At NCW, learning Braille remains a vital part of what we do, empowering our students and giving them every possible opportunity to become independent adults in a modern world.
Since March, Braille lessons are being run online. We caught up with Miss Potter to find out how lessons have been going.
“In all my years as a braille tutor (and that’s a good few), attempting to teach over the internet on a daily basis has to be the weirdest and most difficult challenge I have faced, especially since we had to shut the college quickly and there was very little time to prepare. Not all students have braillers, nor do they all have good space in which to work. Add to that, I am vision-impaired as well as them which means that while some of my colleagues are reading braille by means of photographs, this is not an option for me! So, what do we do?
Inevitably, my students are at different stages in their braille learning. For those who are practising reading skills having learned the braille literary code, they can either read from hard copy or from their Orbit 20 reader if they have one, and I can follow on my Orbit. Those still in the process of learning have taken books home or been sent work sheets which we can read together and continue with learning.
Writing – and checking this – is more problematic. If a student has an Orbit reader, they can write on their machine and then in most cases they can (when taught how to) send their file to me by email, I can mark and correct it and send it back to them.
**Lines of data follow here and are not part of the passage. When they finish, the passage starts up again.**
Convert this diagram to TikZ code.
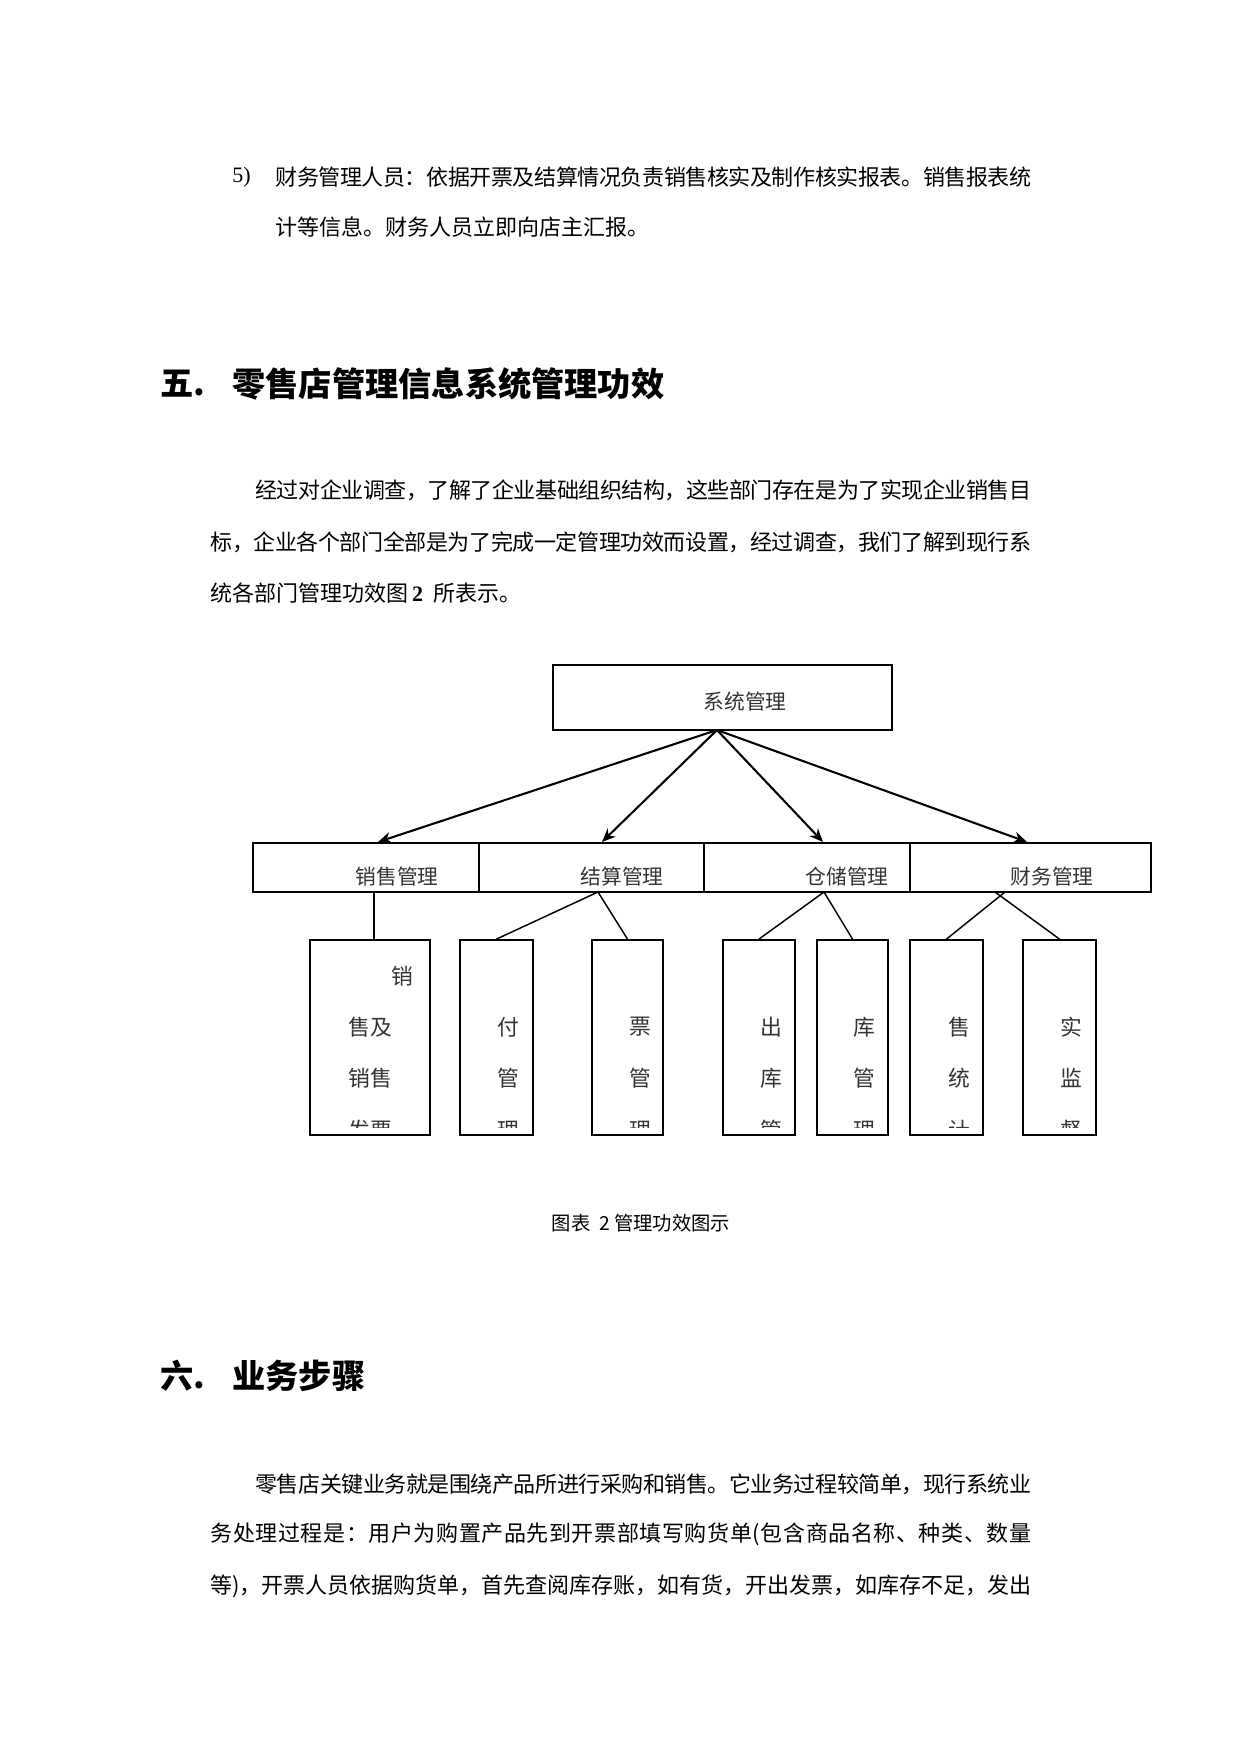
\documentclass[tikz,border=0pt]{standalone}
\usepackage{fontspec}
\setmainfont{Liberation Serif}
\newfontfamily\cjk{Noto Sans CJK SC}
\usetikzlibrary{arrows.meta,calc}
\newlength\pxu
\setlength\pxu{0.4815pt}
\def\spreadA#1{#1\spreadB}
\def\spreadB#1{\ifx#1\relax\else\hskip0pt plus1fil minus1pt #1\expandafter\spreadB\fi}
\newcommand\fillline[2]{\hbox to #1\pxu{\spreadA#2\relax}}

\begin{document}
\begin{tikzpicture}[x=0.4815pt,y=-0.4815pt,
  body/.style={anchor=west,inner sep=0,font=\cjk\fontsize{10.6}{12}\selectfont},
  head/.style={anchor=west,inner sep=0,font=\cjk\bfseries\fontsize{16}{18}\selectfont},
  lab/.style={inner sep=0,text=black!80,font=\cjk\fontsize{10}{12}\selectfont},
  leaftxt/.style={inner sep=0,text=black!80,font=\cjk\fontsize{10.5}{12}\selectfont},
  box/.style={draw,line width=1pt,inner sep=0},
  leaf/.style={draw,line width=0.9pt,inner sep=0,minimum height=195\pxu},
  arr/.style={line width=1pt,-{Stealth[length=6.5pt,width=5.5pt]}},
  link/.style={line width=0.7pt}]
\useasboundingbox (0,0) rectangle (1241,1754);

\node[body,font=\rmfamily\fontsize{10.6}{12}\selectfont] (item) at (232,177) {5)};
\node[body] (l1) at (275,177) {\fillline{756}{财务管理人员：依据开票及结算情况负责销售核实及制作核实报表。销售报表统}};
\node[body] (l2) at (275,227) {计等信息。财务人员立即向店主汇报。};

\node[head] (h5n) at (160,384) {五.};
\node[head] (h5) at (232,384) {零售店管理信息系统管理功效};
\node[body] (p1) at (255,490) {\fillline{776}{经过对企业调查，了解了企业基础组织结构，这些部门存在是为了实现企业销售目}};
\node[body] (p2) at (210,542) {\fillline{821}{标，企业各个部门全部是为了完成一定管理功效而设置，经过调查，我们了解到现行系}};
\node[body] (p3) at (210,593) {统各部门管理功效图\,{\rmfamily\bfseries 2}\ \ 所表示。};

\node[box,minimum width=339\pxu,minimum height=65\pxu] (sys) at (722.5,697.5) {};
\node[lab] (systxt) at (745,702) {系统管理};

\foreach \n/\cx/\w/\t/\tx in {sales/366/226/销售管理/397,settle/591.5/225/结算管理/622,
  store/807/206/仓储管理/847,finance/1030.5/241/财务管理/1052}{
  \node[box,minimum width=\w\pxu,minimum height=49\pxu] (\n) at (\cx,867.5) {};
  \node[lab] (\n txt) at (\tx,877) {\t};
}

\coordinate (hub) at (717,730);
\foreach \n/\dx in {sales/12,settle/10.5,store/16,finance/-3.5}
  \draw[arr] (hub) -- ($(\n.north)+(\dx,0)$);

\node[leaf,minimum width=120\pxu] (c1) at (370,1037.5) {};
\begin{scope}
  \clip (310,940) rectangle (430,1127);
  \node[leaftxt] (c1a) at (402,976) {销};
  \node[leaftxt] (c1b) at (370,1027) {售及};
  \node[leaftxt] (c1c) at (370,1078) {销售};
  \node[leaftxt] (c1d) at (370,1130) {发票};
\end{scope}

\foreach \n/\cx/\w/\tx/\a/\b/\c in {c2/496.5/73/508/付/管/理,c3/627.5/71/640/票/管/理,
  c4/759/72/771/出/库/管,c5/852.5/71/864/库/管/理,c6/946.5/73/959/售/统/计,c7/1059.5/73/1071/实/监/督}{
  \node[leaf,minimum width=\w\pxu] (\n) at (\cx,1037.5) {};
  \begin{scope}
    \clip (\cx-\w/2,940) rectangle (\cx+\w/2,1127);
    \node[leaftxt] (\n a) at (\tx,1027) {\a};
    \node[leaftxt] (\n b) at (\tx,1078) {\b};
    \node[leaftxt] (\n c) at (\tx,1130) {\c};
  \end{scope}
}

\coordinate (jsales) at (374,892);
\coordinate (jsettle) at (598,892);
\coordinate (jstore) at (824,892);
\coordinate (jfinl) at (1005,892);
\coordinate (jfinr) at (995,892);
\draw[link] (jsales) -- (jsales |- c1.north);
\draw[link] (jsettle) -- (c2.north);
\draw[link] (jsettle) -- (c3.north);
\draw[link] (jstore) -- (c4.north);
\draw[link] (jstore) -- (c5.north);
\draw[link] (jfinl) -- (c6.north);
\draw[link] (jfinr) -- (c7.north);

\node[inner sep=0,font=\cjk\fontsize{9.3}{11}\selectfont] (cap) at (641,1223) {图表\ \ 2 管理功效图示};

\node[head] (h6n) at (160,1376) {六.};
\node[head] (h6) at (232,1376) {业务步骤};
\node[body] (q1) at (255,1484) {\fillline{776}{零售店关键业务就是围绕产品所进行采购和销售。它业务过程较简单，现行系统业}};
\node[body] (q2) at (210,1534) {\fillline{821}{务处理过程是：用户为购置产品先到开票部填写购货单(包含商品名称、种类、数量}};
\node[body] (q3) at (210,1586) {\fillline{821}{等)，开票人员依据购货单，首先查阅库存账，如有货，开出发票，如库存不足，发出}};
\end{tikzpicture}
\end{document}
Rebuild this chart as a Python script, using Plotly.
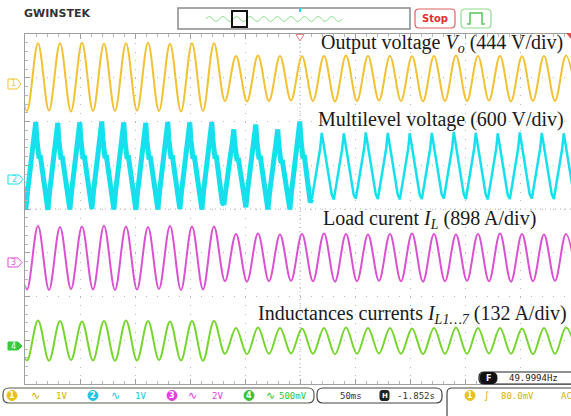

If a student writes on a Perkins we have to adopt a more laborious method of checking by description. Although students remember dot patterns in all sorts of ways, I always teach the numbering system – which is proving most useful now. If I want to check whether or not a student has a letter or sign correct I will ask them to tell me the dot numbers.
Braille lessons, although not “normal” by any means, are still happening in Lockdown, and whilst we may have to slow the pace, we do not have to neglect braille by any means.”
S. J. Potter
2 June 2020
Student Rahel uses an Orbit to take notes during a Braille lesson with Miss Potter.
The Orbit Reader 20, as a stand-alone device, can read content stored on an SD card that simply inserts into the back of the unit. Students are able to prepare and download pre-translated materials as brf, brl or txt files and transfer them to the SD card provided. The device uses any braille code, in any language and of any genre including music, maths, or a favourite book.